WHAT THE EXERCISE ASKS
Repeat each line of the material below exactly as it appears, minus any pictures.

INFORMATION SUPPLIED
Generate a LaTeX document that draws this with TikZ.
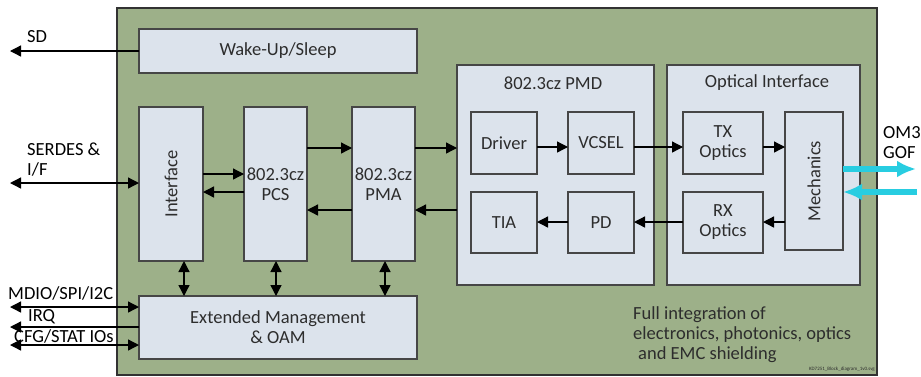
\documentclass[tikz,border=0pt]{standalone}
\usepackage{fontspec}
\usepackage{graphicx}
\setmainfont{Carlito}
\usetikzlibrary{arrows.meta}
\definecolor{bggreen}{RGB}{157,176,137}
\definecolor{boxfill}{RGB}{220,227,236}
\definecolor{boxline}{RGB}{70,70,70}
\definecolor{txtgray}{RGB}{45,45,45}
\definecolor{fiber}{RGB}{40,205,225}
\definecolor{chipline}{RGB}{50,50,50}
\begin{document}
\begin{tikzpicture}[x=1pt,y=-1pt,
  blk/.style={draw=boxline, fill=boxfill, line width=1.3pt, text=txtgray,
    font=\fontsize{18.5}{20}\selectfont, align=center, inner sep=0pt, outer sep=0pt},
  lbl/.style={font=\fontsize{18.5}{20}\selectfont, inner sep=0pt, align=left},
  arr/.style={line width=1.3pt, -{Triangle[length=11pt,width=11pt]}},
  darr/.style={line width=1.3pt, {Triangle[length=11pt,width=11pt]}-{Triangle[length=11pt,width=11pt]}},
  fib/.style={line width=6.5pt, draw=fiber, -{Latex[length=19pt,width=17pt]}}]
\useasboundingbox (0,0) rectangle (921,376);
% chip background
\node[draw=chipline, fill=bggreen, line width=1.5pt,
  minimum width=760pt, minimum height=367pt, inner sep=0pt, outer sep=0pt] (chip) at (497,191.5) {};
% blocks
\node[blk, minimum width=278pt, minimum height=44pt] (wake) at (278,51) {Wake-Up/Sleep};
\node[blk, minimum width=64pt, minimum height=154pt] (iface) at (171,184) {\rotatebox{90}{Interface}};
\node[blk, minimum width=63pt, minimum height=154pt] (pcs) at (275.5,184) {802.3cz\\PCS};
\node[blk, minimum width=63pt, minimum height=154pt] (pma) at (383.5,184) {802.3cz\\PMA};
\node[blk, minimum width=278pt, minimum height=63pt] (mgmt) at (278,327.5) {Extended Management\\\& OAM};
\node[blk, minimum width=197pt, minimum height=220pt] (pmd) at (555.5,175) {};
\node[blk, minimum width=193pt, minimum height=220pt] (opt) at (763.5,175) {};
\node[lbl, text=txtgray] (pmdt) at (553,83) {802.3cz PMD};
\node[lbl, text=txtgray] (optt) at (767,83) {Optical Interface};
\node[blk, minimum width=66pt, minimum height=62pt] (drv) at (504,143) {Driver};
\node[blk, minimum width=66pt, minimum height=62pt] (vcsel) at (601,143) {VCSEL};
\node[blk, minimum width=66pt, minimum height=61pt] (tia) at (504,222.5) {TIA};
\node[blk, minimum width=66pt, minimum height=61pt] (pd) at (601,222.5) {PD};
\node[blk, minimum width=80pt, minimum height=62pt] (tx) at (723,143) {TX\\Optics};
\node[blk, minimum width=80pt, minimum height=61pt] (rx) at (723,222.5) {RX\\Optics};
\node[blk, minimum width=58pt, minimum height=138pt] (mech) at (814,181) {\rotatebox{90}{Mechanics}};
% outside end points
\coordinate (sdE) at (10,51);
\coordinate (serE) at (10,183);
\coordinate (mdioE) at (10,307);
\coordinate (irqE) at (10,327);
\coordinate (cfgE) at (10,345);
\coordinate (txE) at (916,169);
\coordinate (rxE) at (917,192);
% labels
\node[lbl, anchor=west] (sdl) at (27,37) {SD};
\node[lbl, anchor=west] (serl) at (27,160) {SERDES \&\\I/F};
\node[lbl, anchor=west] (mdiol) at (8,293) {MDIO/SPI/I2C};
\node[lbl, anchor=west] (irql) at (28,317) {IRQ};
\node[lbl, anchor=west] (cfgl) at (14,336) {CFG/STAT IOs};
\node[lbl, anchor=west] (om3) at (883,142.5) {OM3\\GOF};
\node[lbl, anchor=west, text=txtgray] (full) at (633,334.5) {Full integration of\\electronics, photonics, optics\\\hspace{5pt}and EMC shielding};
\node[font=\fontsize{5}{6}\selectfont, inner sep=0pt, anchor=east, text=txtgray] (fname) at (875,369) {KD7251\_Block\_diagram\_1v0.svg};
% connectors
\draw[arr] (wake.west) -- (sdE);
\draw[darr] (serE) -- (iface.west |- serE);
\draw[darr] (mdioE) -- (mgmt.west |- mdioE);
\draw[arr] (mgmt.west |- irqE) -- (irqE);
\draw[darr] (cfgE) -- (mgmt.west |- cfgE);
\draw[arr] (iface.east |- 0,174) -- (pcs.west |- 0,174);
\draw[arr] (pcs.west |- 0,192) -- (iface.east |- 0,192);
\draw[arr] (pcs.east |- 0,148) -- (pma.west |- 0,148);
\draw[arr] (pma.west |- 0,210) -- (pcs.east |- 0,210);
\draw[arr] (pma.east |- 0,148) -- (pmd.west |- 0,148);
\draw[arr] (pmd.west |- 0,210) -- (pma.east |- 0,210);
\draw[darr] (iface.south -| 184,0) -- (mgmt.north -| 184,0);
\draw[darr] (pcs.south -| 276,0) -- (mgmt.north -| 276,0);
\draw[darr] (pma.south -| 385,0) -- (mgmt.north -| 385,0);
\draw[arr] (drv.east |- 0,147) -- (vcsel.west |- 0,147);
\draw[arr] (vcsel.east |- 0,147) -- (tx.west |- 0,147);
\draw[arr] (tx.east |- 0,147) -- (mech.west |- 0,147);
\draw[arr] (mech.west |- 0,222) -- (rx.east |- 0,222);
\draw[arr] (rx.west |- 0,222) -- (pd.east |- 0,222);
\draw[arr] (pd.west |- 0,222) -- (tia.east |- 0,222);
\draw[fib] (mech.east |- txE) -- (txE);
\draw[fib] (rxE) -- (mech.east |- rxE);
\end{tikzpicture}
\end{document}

THE RESULT
Generate a LaTeX document that draws this with TikZ.
\documentclass[tikz,border=0pt]{standalone}
\usepackage{fontspec}
\usepackage{graphicx}
\setmainfont{Carlito}
\usetikzlibrary{arrows.meta}
\definecolor{bggreen}{RGB}{157,176,137}
\definecolor{boxfill}{RGB}{220,227,236}
\definecolor{boxline}{RGB}{70,70,70}
\definecolor{txtgray}{RGB}{45,45,45}
\definecolor{fiber}{RGB}{40,205,225}
\definecolor{chipline}{RGB}{50,50,50}
\begin{document}
\begin{tikzpicture}[x=1pt,y=-1pt,
  blk/.style={draw=boxline, fill=boxfill, line width=1.3pt, text=txtgray,
    font=\fontsize{18.5}{20}\selectfont, align=center, inner sep=0pt, outer sep=0pt},
  lbl/.style={font=\fontsize{18.5}{20}\selectfont, inner sep=0pt, align=left},
  arr/.style={line width=1.3pt, -{Triangle[length=11pt,width=11pt]}},
  darr/.style={line width=1.3pt, {Triangle[length=11pt,width=11pt]}-{Triangle[length=11pt,width=11pt]}},
  fib/.style={line width=6.5pt, draw=fiber, -{Latex[length=19pt,width=17pt]}}]
\useasboundingbox (0,0) rectangle (921,376);
% chip background
\node[draw=chipline, fill=bggreen, line width=1.5pt,
  minimum width=760pt, minimum height=367pt, inner sep=0pt, outer sep=0pt] (chip) at (497,191.5) {};
% blocks
\node[blk, minimum width=278pt, minimum height=44pt] (wake) at (278,51) {Wake-Up/Sleep};
\node[blk, minimum width=64pt, minimum height=154pt] (iface) at (171,184) {\rotatebox{90}{Interface}};
\node[blk, minimum width=63pt, minimum height=154pt] (pcs) at (275.5,184) {802.3cz\\PCS};
\node[blk, minimum width=63pt, minimum height=154pt] (pma) at (383.5,184) {802.3cz\\PMA};
\node[blk, minimum width=278pt, minimum height=63pt] (mgmt) at (278,327.5) {Extended Management\\\& OAM};
\node[blk, minimum width=197pt, minimum height=220pt] (pmd) at (555.5,175) {};
\node[blk, minimum width=193pt, minimum height=220pt] (opt) at (763.5,175) {};
\node[lbl, text=txtgray] (pmdt) at (553,83) {802.3cz PMD};
\node[lbl, text=txtgray] (optt) at (767,83) {Optical Interface};
\node[blk, minimum width=66pt, minimum height=62pt] (drv) at (504,143) {Driver};
\node[blk, minimum width=66pt, minimum height=62pt] (vcsel) at (601,143) {VCSEL};
\node[blk, minimum width=66pt, minimum height=61pt] (tia) at (504,222.5) {TIA};
\node[blk, minimum width=66pt, minimum height=61pt] (pd) at (601,222.5) {PD};
\node[blk, minimum width=80pt, minimum height=62pt] (tx) at (723,143) {TX\\Optics};
\node[blk, minimum width=80pt, minimum height=61pt] (rx) at (723,222.5) {RX\\Optics};
\node[blk, minimum width=58pt, minimum height=138pt] (mech) at (814,181) {\rotatebox{90}{Mechanics}};
% outside end points
\coordinate (sdE) at (10,51);
\coordinate (serE) at (10,183);
\coordinate (mdioE) at (10,307);
\coordinate (irqE) at (10,327);
\coordinate (cfgE) at (10,345);
\coordinate (txE) at (916,169);
\coordinate (rxE) at (917,192);
% labels
\node[lbl, anchor=west] (sdl) at (27,37) {SD};
\node[lbl, anchor=west] (serl) at (27,160) {SERDES \&\\I/F};
\node[lbl, anchor=west] (mdiol) at (8,293) {MDIO/SPI/I2C};
\node[lbl, anchor=west] (irql) at (28,317) {IRQ};
\node[lbl, anchor=west] (cfgl) at (14,336) {CFG/STAT IOs};
\node[lbl, anchor=west] (om3) at (883,142.5) {OM3\\GOF};
\node[lbl, anchor=west, text=txtgray] (full) at (633,334.5) {Full integration of\\electronics, photonics, optics\\\hspace{5pt}and EMC shielding};
\node[font=\fontsize{5}{6}\selectfont, inner sep=0pt, anchor=east, text=txtgray] (fname) at (875,369) {KD7251\_Block\_diagram\_1v0.svg};
% connectors
\draw[arr] (wake.west) -- (sdE);
\draw[darr] (serE) -- (iface.west |- serE);
\draw[darr] (mdioE) -- (mgmt.west |- mdioE);
\draw[arr] (mgmt.west |- irqE) -- (irqE);
\draw[darr] (cfgE) -- (mgmt.west |- cfgE);
\draw[arr] (iface.east |- 0,174) -- (pcs.west |- 0,174);
\draw[arr] (pcs.west |- 0,192) -- (iface.east |- 0,192);
\draw[arr] (pcs.east |- 0,148) -- (pma.west |- 0,148);
\draw[arr] (pma.west |- 0,210) -- (pcs.east |- 0,210);
\draw[arr] (pma.east |- 0,148) -- (pmd.west |- 0,148);
\draw[arr] (pmd.west |- 0,210) -- (pma.east |- 0,210);
\draw[darr] (iface.south -| 184,0) -- (mgmt.north -| 184,0);
\draw[darr] (pcs.south -| 276,0) -- (mgmt.north -| 276,0);
\draw[darr] (pma.south -| 385,0) -- (mgmt.north -| 385,0);
\draw[arr] (drv.east |- 0,147) -- (vcsel.west |- 0,147);
\draw[arr] (vcsel.east |- 0,147) -- (tx.west |- 0,147);
\draw[arr] (tx.east |- 0,147) -- (mech.west |- 0,147);
\draw[arr] (mech.west |- 0,222) -- (rx.east |- 0,222);
\draw[arr] (rx.west |- 0,222) -- (pd.east |- 0,222);
\draw[arr] (pd.west |- 0,222) -- (tia.east |- 0,222);
\draw[fib] (mech.east |- txE) -- (txE);
\draw[fib] (rxE) -- (mech.east |- rxE);
\end{tikzpicture}
\end{document}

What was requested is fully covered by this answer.